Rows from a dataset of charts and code
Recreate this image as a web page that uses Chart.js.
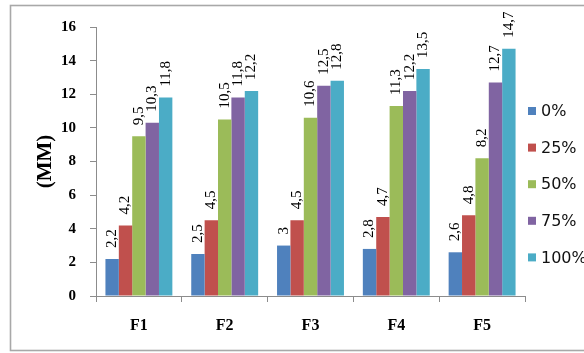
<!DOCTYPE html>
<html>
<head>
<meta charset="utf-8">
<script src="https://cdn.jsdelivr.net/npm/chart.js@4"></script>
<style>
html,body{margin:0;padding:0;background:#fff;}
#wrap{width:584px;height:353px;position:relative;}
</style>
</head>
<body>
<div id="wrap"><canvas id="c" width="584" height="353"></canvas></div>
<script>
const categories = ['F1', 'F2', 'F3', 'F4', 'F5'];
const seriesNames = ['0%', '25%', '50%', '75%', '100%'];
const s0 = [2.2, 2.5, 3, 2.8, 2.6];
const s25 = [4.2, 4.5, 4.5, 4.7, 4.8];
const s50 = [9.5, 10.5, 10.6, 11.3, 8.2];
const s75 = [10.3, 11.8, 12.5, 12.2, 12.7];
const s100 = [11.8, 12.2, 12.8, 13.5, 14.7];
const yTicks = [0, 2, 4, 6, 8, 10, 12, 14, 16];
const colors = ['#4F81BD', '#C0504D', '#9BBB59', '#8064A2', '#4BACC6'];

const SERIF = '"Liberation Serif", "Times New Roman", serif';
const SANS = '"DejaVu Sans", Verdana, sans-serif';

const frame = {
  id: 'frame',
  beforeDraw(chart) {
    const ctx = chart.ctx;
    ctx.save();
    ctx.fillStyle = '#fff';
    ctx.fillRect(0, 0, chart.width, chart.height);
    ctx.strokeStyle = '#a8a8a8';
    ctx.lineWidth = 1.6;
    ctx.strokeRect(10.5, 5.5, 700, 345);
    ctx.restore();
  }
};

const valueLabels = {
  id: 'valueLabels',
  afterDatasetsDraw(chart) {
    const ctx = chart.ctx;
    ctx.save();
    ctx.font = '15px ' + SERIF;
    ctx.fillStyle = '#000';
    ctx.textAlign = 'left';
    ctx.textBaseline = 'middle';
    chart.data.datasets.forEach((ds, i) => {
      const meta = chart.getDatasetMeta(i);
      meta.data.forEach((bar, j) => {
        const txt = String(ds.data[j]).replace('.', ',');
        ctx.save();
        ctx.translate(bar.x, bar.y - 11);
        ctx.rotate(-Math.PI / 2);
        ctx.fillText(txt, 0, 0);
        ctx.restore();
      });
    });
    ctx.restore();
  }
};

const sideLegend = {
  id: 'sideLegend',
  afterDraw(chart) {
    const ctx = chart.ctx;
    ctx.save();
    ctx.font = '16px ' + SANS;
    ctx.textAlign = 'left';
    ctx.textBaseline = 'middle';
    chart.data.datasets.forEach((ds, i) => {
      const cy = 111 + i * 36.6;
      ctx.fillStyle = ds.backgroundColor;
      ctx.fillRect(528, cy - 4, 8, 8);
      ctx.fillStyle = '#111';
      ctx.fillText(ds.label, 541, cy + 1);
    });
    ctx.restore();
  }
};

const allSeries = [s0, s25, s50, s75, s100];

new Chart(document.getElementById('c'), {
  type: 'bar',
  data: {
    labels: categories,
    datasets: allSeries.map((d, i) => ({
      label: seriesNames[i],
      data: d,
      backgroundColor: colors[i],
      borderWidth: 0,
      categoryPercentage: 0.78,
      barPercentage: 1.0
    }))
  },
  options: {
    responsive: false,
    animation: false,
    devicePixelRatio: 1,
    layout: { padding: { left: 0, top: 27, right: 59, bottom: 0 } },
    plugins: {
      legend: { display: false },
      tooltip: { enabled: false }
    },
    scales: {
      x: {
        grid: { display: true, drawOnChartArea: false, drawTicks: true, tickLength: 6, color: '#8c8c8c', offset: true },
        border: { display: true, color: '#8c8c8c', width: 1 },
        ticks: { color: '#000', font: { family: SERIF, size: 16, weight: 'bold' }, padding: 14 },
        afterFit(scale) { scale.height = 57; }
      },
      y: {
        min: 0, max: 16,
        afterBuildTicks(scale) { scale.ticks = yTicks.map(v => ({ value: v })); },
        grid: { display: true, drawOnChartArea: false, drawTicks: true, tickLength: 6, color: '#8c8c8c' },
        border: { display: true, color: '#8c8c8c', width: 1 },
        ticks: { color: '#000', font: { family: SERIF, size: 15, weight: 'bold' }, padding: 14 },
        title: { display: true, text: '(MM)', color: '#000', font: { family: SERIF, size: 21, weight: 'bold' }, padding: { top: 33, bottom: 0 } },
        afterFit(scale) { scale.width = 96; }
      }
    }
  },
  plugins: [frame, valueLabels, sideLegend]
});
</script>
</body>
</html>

* * *

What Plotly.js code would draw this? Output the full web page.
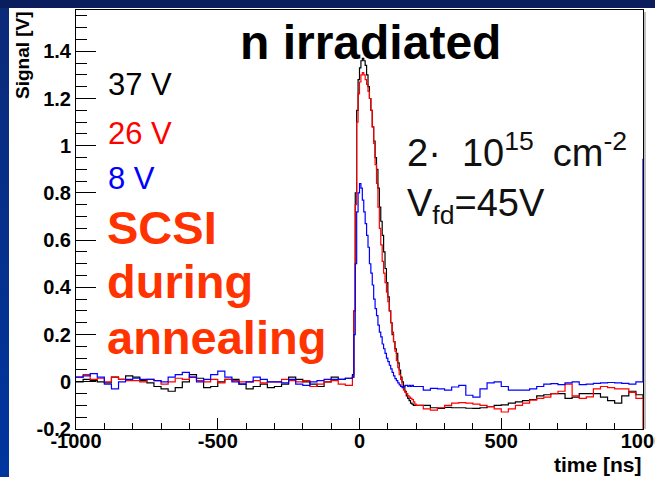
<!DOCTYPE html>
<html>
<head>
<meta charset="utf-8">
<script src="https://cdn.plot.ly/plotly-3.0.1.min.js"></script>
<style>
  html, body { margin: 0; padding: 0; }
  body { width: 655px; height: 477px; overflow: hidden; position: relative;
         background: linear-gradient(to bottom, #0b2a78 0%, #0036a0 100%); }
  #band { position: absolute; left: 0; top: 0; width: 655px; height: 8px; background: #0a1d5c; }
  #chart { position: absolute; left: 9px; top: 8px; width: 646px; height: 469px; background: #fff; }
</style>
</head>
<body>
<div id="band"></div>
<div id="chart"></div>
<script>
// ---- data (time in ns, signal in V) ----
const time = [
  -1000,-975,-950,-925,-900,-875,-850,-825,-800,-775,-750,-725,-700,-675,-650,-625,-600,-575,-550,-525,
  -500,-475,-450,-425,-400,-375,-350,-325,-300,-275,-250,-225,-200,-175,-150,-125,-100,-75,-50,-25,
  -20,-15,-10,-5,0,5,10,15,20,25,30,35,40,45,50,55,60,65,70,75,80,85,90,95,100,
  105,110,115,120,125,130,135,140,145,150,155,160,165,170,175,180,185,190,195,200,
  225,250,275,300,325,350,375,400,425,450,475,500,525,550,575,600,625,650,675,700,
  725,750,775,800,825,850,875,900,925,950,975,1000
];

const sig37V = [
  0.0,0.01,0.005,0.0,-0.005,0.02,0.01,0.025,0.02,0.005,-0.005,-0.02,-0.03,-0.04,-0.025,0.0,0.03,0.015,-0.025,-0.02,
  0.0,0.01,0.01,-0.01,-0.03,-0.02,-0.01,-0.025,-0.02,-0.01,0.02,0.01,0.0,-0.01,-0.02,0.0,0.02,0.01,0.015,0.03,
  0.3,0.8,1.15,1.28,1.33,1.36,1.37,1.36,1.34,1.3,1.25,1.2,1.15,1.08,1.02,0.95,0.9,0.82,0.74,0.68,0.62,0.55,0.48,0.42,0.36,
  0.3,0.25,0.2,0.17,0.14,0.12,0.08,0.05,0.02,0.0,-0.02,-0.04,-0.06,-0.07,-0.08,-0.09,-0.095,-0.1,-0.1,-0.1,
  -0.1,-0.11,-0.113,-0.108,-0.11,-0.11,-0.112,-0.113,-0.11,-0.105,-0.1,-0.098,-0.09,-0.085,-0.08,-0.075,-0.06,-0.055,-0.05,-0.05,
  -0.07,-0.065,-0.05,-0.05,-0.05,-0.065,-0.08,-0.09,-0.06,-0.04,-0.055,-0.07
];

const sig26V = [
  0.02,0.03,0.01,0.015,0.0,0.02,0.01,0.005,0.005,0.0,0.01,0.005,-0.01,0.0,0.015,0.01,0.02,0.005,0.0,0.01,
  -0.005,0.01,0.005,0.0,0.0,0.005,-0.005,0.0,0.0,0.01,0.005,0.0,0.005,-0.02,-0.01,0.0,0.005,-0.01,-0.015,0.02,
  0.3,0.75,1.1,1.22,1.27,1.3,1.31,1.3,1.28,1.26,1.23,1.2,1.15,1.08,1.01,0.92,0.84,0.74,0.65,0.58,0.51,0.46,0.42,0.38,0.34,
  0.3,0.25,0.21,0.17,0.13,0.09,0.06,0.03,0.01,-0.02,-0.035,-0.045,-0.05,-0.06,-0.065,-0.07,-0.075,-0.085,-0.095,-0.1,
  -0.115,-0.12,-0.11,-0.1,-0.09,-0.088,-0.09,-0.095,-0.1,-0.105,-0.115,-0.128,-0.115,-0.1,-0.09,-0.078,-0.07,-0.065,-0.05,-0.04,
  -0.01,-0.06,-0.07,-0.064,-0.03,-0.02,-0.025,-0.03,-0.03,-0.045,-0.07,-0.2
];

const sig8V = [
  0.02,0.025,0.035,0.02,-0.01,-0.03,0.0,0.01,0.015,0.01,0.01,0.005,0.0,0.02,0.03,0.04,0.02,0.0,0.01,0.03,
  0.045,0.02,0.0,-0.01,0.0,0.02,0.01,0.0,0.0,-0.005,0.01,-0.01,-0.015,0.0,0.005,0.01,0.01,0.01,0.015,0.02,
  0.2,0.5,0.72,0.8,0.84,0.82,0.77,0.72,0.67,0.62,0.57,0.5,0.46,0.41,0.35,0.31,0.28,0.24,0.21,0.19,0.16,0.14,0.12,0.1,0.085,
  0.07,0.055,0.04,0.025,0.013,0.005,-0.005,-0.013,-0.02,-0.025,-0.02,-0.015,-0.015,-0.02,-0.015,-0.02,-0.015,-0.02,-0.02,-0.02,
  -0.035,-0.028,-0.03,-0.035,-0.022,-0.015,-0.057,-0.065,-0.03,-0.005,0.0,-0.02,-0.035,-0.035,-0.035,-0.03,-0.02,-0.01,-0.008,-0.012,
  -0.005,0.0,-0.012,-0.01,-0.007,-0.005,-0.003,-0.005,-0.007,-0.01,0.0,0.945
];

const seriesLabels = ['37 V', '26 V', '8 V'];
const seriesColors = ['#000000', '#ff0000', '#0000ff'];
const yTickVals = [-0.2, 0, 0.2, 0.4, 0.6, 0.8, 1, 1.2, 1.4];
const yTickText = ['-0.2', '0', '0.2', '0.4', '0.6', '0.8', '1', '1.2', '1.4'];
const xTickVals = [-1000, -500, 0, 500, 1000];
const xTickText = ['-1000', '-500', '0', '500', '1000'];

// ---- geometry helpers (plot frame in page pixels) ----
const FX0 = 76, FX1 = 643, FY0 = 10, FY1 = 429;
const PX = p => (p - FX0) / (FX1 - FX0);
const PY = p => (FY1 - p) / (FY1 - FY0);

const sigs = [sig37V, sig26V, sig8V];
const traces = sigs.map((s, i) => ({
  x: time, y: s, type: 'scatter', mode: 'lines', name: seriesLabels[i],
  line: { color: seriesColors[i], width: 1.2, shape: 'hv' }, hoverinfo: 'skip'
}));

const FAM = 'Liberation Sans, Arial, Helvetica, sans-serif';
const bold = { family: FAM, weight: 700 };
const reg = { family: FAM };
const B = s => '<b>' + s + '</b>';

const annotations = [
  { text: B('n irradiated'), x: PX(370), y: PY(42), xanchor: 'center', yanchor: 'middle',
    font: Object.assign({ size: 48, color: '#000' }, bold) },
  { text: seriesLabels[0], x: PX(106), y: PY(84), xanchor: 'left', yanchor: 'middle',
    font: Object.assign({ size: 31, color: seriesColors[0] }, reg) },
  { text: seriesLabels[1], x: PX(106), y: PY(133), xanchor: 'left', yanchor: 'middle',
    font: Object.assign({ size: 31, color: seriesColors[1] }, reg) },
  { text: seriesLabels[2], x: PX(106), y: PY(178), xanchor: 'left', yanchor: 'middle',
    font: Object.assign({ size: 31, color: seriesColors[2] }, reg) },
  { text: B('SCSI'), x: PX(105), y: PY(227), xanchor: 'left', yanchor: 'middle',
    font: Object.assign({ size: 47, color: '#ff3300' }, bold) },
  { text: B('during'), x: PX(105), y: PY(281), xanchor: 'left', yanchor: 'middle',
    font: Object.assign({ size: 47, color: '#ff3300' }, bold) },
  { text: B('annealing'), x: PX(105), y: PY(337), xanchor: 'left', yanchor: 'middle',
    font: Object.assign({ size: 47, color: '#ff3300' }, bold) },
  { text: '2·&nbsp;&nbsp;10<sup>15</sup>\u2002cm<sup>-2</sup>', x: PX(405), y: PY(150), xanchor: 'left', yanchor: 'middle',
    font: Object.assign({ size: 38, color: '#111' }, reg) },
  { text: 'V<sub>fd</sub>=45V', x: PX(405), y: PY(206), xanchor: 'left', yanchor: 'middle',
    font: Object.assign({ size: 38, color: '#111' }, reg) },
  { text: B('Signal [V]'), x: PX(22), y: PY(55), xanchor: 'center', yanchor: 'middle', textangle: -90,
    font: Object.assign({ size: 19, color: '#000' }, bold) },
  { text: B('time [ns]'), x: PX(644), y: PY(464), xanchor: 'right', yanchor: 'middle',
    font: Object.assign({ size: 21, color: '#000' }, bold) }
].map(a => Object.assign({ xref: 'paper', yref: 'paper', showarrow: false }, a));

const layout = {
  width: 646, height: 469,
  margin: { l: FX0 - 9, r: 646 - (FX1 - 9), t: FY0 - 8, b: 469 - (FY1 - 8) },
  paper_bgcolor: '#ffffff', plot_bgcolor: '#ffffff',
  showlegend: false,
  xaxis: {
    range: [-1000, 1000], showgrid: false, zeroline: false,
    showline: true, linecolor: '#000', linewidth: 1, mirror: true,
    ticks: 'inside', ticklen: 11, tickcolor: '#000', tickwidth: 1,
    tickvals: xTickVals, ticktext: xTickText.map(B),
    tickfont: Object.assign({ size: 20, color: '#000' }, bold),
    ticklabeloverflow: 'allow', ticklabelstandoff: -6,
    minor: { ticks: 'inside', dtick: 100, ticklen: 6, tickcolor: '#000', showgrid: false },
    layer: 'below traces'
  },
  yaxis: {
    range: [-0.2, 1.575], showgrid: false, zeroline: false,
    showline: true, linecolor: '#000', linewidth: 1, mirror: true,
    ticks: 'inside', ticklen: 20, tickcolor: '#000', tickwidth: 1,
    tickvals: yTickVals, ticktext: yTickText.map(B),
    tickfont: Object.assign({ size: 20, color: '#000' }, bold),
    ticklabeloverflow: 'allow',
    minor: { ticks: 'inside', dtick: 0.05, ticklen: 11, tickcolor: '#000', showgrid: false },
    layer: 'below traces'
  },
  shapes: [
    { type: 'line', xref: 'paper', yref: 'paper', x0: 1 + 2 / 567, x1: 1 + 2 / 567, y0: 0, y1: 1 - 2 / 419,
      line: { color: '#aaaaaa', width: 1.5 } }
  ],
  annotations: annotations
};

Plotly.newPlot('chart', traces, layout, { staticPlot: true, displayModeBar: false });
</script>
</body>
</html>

_What the exercise asks:_ Nothing but the lines from the one with "Recreate this image" through the one with "['#4F81BD', '#C0504D', '#9BBB59', '#8064A2', '#4BACC6'];" should be copied, word for word. Pictures are left out.

_Task result:_
Recreate this image as a web page that uses Chart.js.
<!DOCTYPE html>
<html>
<head>
<meta charset="utf-8">
<script src="https://cdn.jsdelivr.net/npm/chart.js@4"></script>
<style>
html,body{margin:0;padding:0;background:#fff;}
#wrap{width:584px;height:353px;position:relative;}
</style>
</head>
<body>
<div id="wrap"><canvas id="c" width="584" height="353"></canvas></div>
<script>
const categories = ['F1', 'F2', 'F3', 'F4', 'F5'];
const seriesNames = ['0%', '25%', '50%', '75%', '100%'];
const s0 = [2.2, 2.5, 3, 2.8, 2.6];
const s25 = [4.2, 4.5, 4.5, 4.7, 4.8];
const s50 = [9.5, 10.5, 10.6, 11.3, 8.2];
const s75 = [10.3, 11.8, 12.5, 12.2, 12.7];
const s100 = [11.8, 12.2, 12.8, 13.5, 14.7];
const yTicks = [0, 2, 4, 6, 8, 10, 12, 14, 16];
const colors = ['#4F81BD', '#C0504D', '#9BBB59', '#8064A2', '#4BACC6'];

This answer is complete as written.